My whole lifestyle changed. And even my outlook on life. For breakfast, she had only a glass of skimmed milk and ate a pear or an apple with its tough skin on. She looked on in disapproval while we grandparents tucked into dosais made with, of all things, ugh, oil. Hadn't we heard of cholesterol that clogs our arteries? Why must we persist in this foolishness? For lunch, we had three helpings of rice which made us feel guilty while she had only one! She made us change our food habits drastically. Hadn't we heard of Andrew Wheel? We are now on a diet and are perpetually hungry.

And she also made me change in many other ways. I like to keep my flat as tidy as I can. "Ammamma'', she said. "Relax. Sit down and talk to me...unwind, it will do you good. You will not scold your servants as often as you do.'' So I unwound, allowed the shelves to grow dusty, became lazy and generally let go.

She was an environmental activist and would not allow any plastic bags to be used in the house for shopping. She got me a cloth one and if ever I forget to take it while shopping, I would sneak into the flat, disappear into the kitchen and get rid of the plastic bags.

She came to Chennai along with a batch of law students who had "placements'' in various institutions in the city. After work, she was back at 6.30 in the evenings. A cup of milk and perhaps another apple and then she was on the phone. The phone calls would last pretty long and hardly had she put the phone down than would she get another and yet another. If she was not on the phone, she was on the Internet chatting away with people she had left behind in Hyderabad.

She thought I lived in the Victorian Age because I asked her not to come home too late in the evenings. She reminded us that she had turned 18 and was an adult and could pretty much do what she liked.

Her clothes were made of handloom material and vegetable dyed, the colour of which would run and even bleed at times. So I had to keep a sharp eye on the washing lest the colour from a kurta of hers would rub off on to a spotless white shirt of her grandfather's.

She had to attend a formal function and had to wear a saree which of course she did not possess.

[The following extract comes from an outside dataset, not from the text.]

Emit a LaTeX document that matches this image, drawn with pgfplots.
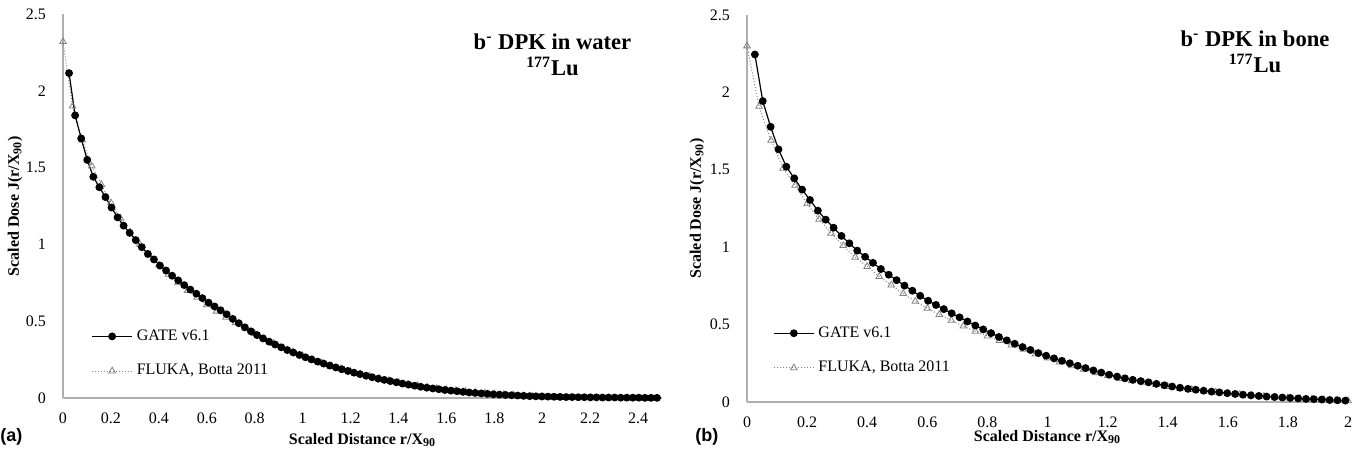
\documentclass[border=0pt]{standalone}
\usepackage{fontspec}
\setmainfont{Liberation Serif}
\newfontfamily\sansb{Liberation Sans}
\usepackage{pgfplots}
\pgfplotsset{compat=1.18}
\definecolor{axgray}{RGB}{175,175,175}
\definecolor{flgray}{RGB}{130,130,130}
\pgfplotsset{
  myaxis/.style={
    scale only axis, axis x line=bottom, axis y line=left,
    axis line style={axgray, line width=0.7pt, -},
    major tick length=0pt, ymin=0, ymax=2.5, ytick={0,0.5,1,1.5,2,2.5},
    tick label style={font=\fontsize{8pt}{9.6pt}\selectfont},
    /pgf/number format/assume math mode=true,
    xticklabel style={yshift=-4pt},
    yticklabel style={xshift=-5pt},
    clip=false,
    xlabel style={font=\bfseries\fontsize{8pt}{9.6pt}\selectfont, anchor=center},
    ylabel style={font=\bfseries\fontsize{8pt}{9.6pt}\selectfont, anchor=center},
    reverse legend,
    legend cell align=left,
    legend style={draw=none, fill=none, font=\fontsize{8pt}{9.6pt}\selectfont, row sep=6.5pt, anchor=north west},
    legend image code/.code={\draw[mark repeat=2,mark phase=2,##1] plot coordinates {(0pt,0pt) (10pt,0pt) (20pt,0pt)};},
  },
  gate/.style={black, line width=0.6pt, mark=*, mark size=1.65pt, mark options={solid, fill=black}},
  fluka/.style={flgray, line width=0.5pt, densely dotted, mark=triangle, mark size=1.9pt, mark options={solid, draw=flgray, fill=white, line width=0.4pt}},
}
\begin{document}
\begin{tikzpicture}
\useasboundingbox (0,0) rectangle (681.5pt,230pt);
% ---------------- (a) water ----------------
\begin{axis}[myaxis, at={(31.5pt,31pt)}, anchor=south west,
  width=299.5pt, height=192pt, xmin=0, xmax=2.5,
  xtick={0,0.2,0.4,0.6,0.8,1,1.2,1.4,1.6,1.8,2,2.2,2.4},
  xlabel={Scaled Distance r/X\textsubscript{90}},
  ylabel={Scaled Dose J(r/X\textsubscript{90})},
  xlabel style={at={(axis description cs:0.5,-0.109)}},
  ylabel style={at={(axis description cs:-0.080,0.5)}},
  legend style={at={(axis description cs:0.037,0.20)}},
]
\addplot[fluka] coordinates {
(0,2.32)(0.04,1.90)(0.08,1.68)(0.12,1.51)(0.16,1.39)(0.20,1.27)(0.24,1.17)(0.28,1.08)(0.32,1.00)(0.36,0.93)(0.40,0.865)(0.44,0.805)(0.48,0.75)(0.52,0.70)(0.56,0.655)(0.60,0.607)(0.64,0.565)(0.68,0.525)(0.72,0.49)(0.76,0.455)(0.80,0.42)(0.84,0.385)(0.88,0.355)(0.92,0.325)(0.96,0.30)(1.00,0.275)(1.04,0.25)(1.08,0.228)(1.12,0.208)(1.16,0.19)(1.20,0.172)(1.24,0.156)(1.28,0.141)(1.32,0.127)(1.36,0.114)(1.40,0.102)(1.44,0.09)(1.48,0.08)(1.52,0.07)(1.56,0.062)(1.60,0.055)(1.64,0.048)(1.68,0.042)(1.72,0.036)(1.76,0.031)(1.80,0.026)(1.84,0.022)(1.88,0.018)(1.92,0.014)(1.96,0.011)(2.00,0.008)
};
\addlegendentry{FLUKA, Botta 2011}
\addplot[gate] coordinates {
(0.0253,2.115)(0.0506,1.840)(0.0759,1.690)(0.1012,1.550)(0.1265,1.440)(0.1518,1.372)(0.1771,1.308)(0.2024,1.240)(0.2277,1.176)(0.2530,1.122)(0.2783,1.075)(0.3036,1.028)(0.3289,0.982)(0.3542,0.938)(0.3795,0.902)(0.4048,0.862)(0.4301,0.830)(0.4554,0.796)(0.4807,0.766)(0.5060,0.735)(0.5313,0.706)(0.5566,0.679)(0.5819,0.650)(0.6072,0.621)(0.6325,0.596)(0.6578,0.571)(0.6831,0.545)(0.7084,0.515)(0.7337,0.487)(0.7590,0.460)(0.7843,0.434)(0.8096,0.410)(0.8349,0.388)(0.8602,0.367)(0.8855,0.348)(0.9108,0.330)(0.9361,0.312)(0.9614,0.296)(0.9867,0.280)(1.0120,0.265)(1.0373,0.251)(1.0626,0.237)(1.0879,0.224)(1.1132,0.211)(1.1385,0.199)(1.1638,0.187)(1.1891,0.176)(1.2144,0.165)(1.2397,0.155)(1.2650,0.145)(1.2903,0.135)(1.3156,0.126)(1.3409,0.118)(1.3662,0.110)(1.3915,0.102)(1.4168,0.094)(1.4421,0.087)(1.4674,0.080)(1.4927,0.073)(1.5180,0.067)(1.5433,0.062)(1.5686,0.057)(1.5939,0.052)(1.6192,0.048)(1.6445,0.044)(1.6698,0.040)(1.6951,0.036)(1.7204,0.033)(1.7457,0.030)(1.7710,0.027)(1.7963,0.024)(1.8216,0.022)(1.8469,0.020)(1.8722,0.018)(1.8975,0.016)(1.9228,0.014)(1.9481,0.012)(1.9734,0.011)(1.9987,0.010)(2.0240,0.009)(2.0493,0.008)(2.0746,0.007)(2.0999,0.006)(2.1252,0.006)(2.1505,0.005)(2.1758,0.005)(2.2011,0.004)(2.2264,0.004)(2.2517,0.003)(2.2770,0.003)(2.3023,0.003)(2.3276,0.002)(2.3529,0.002)(2.3782,0.002)(2.4035,0.002)(2.4288,0.001)(2.4541,0.001)(2.4794,0.001)
};
\addlegendentry{GATE v6.1}
\end{axis}
% ---------------- (b) bone ----------------
\begin{axis}[myaxis, at={(373.5pt,29pt)}, anchor=south west,
  width=300.5pt, height=193.5pt, xmin=0, xmax=2,
  xtick={0,0.2,0.4,0.6,0.8,1,1.2,1.4,1.6,1.8,2},
  xlabel={Scaled Distance r/X\textsubscript{90}},
  ylabel={Scaled Dose J(r/X\textsubscript{90})},
  xlabel style={at={(axis description cs:0.5,-0.090)}},
  ylabel style={at={(axis description cs:-0.083,0.5)}},
  legend style={at={(axis description cs:0.033,0.217)}},
]
\addplot[fluka] coordinates {
(0,2.30)(0.04,1.91)(0.08,1.69)(0.12,1.51)(0.16,1.40)(0.20,1.28)(0.24,1.18)(0.28,1.09)(0.32,1.01)(0.36,0.935)(0.40,0.875)(0.44,0.81)(0.48,0.755)(0.52,0.70)(0.56,0.65)(0.60,0.605)(0.64,0.565)(0.68,0.527)(0.72,0.49)(0.76,0.456)(0.80,0.426)(0.84,0.397)(0.88,0.368)(0.92,0.340)(0.96,0.310)(1.00,0.283)(1.04,0.258)(1.08,0.234)(1.12,0.211)(1.16,0.189)(1.20,0.169)(1.24,0.152)(1.28,0.137)(1.32,0.124)(1.36,0.112)(1.40,0.100)(1.44,0.089)(1.48,0.080)(1.52,0.071)(1.56,0.063)(1.60,0.056)(1.64,0.049)(1.68,0.043)(1.72,0.037)(1.76,0.032)(1.80,0.027)(1.84,0.023)(1.88,0.019)(1.92,0.015)(1.96,0.012)(2.00,0.008)
};
\addlegendentry{FLUKA, Botta 2011}
\addplot[gate] coordinates {
(0.0262,2.245)(0.0524,1.944)(0.0786,1.778)(0.1048,1.632)(0.1310,1.520)(0.1572,1.445)(0.1834,1.372)(0.2096,1.305)(0.2358,1.236)(0.2620,1.178)(0.2882,1.126)(0.3144,1.073)(0.3406,1.025)(0.3668,0.978)(0.3930,0.938)(0.4192,0.899)(0.4454,0.859)(0.4716,0.822)(0.4978,0.787)(0.5240,0.752)(0.5502,0.719)(0.5764,0.686)(0.6026,0.654)(0.6288,0.627)(0.6550,0.600)(0.6812,0.573)(0.7074,0.547)(0.7336,0.520)(0.7598,0.494)(0.7860,0.469)(0.8122,0.445)(0.8384,0.420)(0.8646,0.398)(0.8908,0.376)(0.9170,0.355)(0.9432,0.336)(0.9694,0.316)(0.9956,0.299)(1.0218,0.282)(1.0480,0.266)(1.0742,0.250)(1.1004,0.234)(1.1266,0.219)(1.1528,0.204)(1.1790,0.190)(1.2052,0.176)(1.2314,0.164)(1.2576,0.153)(1.2838,0.143)(1.3100,0.135)(1.3362,0.127)(1.3624,0.117)(1.3886,0.108)(1.4148,0.100)(1.4410,0.092)(1.4672,0.085)(1.4934,0.079)(1.5196,0.073)(1.5458,0.067)(1.5720,0.062)(1.5982,0.057)(1.6244,0.052)(1.6506,0.047)(1.6768,0.043)(1.7030,0.039)(1.7292,0.035)(1.7554,0.032)(1.7816,0.029)(1.8078,0.026)(1.8340,0.023)(1.8602,0.020)(1.8864,0.018)(1.9126,0.016)(1.9388,0.013)(1.9650,0.011)(1.9912,0.009)
};
\addlegendentry{GATE v6.1}
\end{axis}
% ---------------- annotations ----------------
\node[font=\bfseries\fontsize{11.3pt}{13pt}\selectfont, align=center] at (276.25pt,202.5pt)
  {b\textsuperscript{-} DPK in water\\\textsuperscript{177}Lu};
\node[font=\bfseries\fontsize{11.3pt}{13pt}\selectfont, align=center] at (627.5pt,204pt)
  {b\textsuperscript{-} DPK in bone\\\textsuperscript{177}Lu};
\node[font=\sansb\bfseries\fontsize{9pt}{10pt}\selectfont, anchor=west, inner sep=0pt] at (0pt,11.5pt) {(a)};
\node[font=\sansb\bfseries\fontsize{9pt}{10pt}\selectfont, anchor=west, inner sep=0pt] at (347.5pt,11.5pt) {(b)};
\end{tikzpicture}
\end{document}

She looked through my wardrobe with great distaste. The Conjeevaram sarees were too loud and showy for her. The jari anyway was too heavy. Where did I think she was going? To a wedding? She was going to a conference where people dressed elegantly and with taste and sophistication. But where could I get a saree which was not silk but would remain uncrushed the whole day? Synthetics, of course, were taboo. To my relief, she finally chose an Orissa cotton saree.

When her grandfather gave her a sum of Rs.800 to buy a salwar kameez set for Deepavali, did she walk into a decent shop and buy herself a cotton one? She came home one day jubilantly after buying dress material sold on the pavements of Chennai. "I can make four sets for the price of one,'' she said triumphantly. I sighed as I thought this good looking granddaughter of mine could still look good in whatever clothes she chose to wear. Whatever she is, she is extremely lovable. And I thank God for her.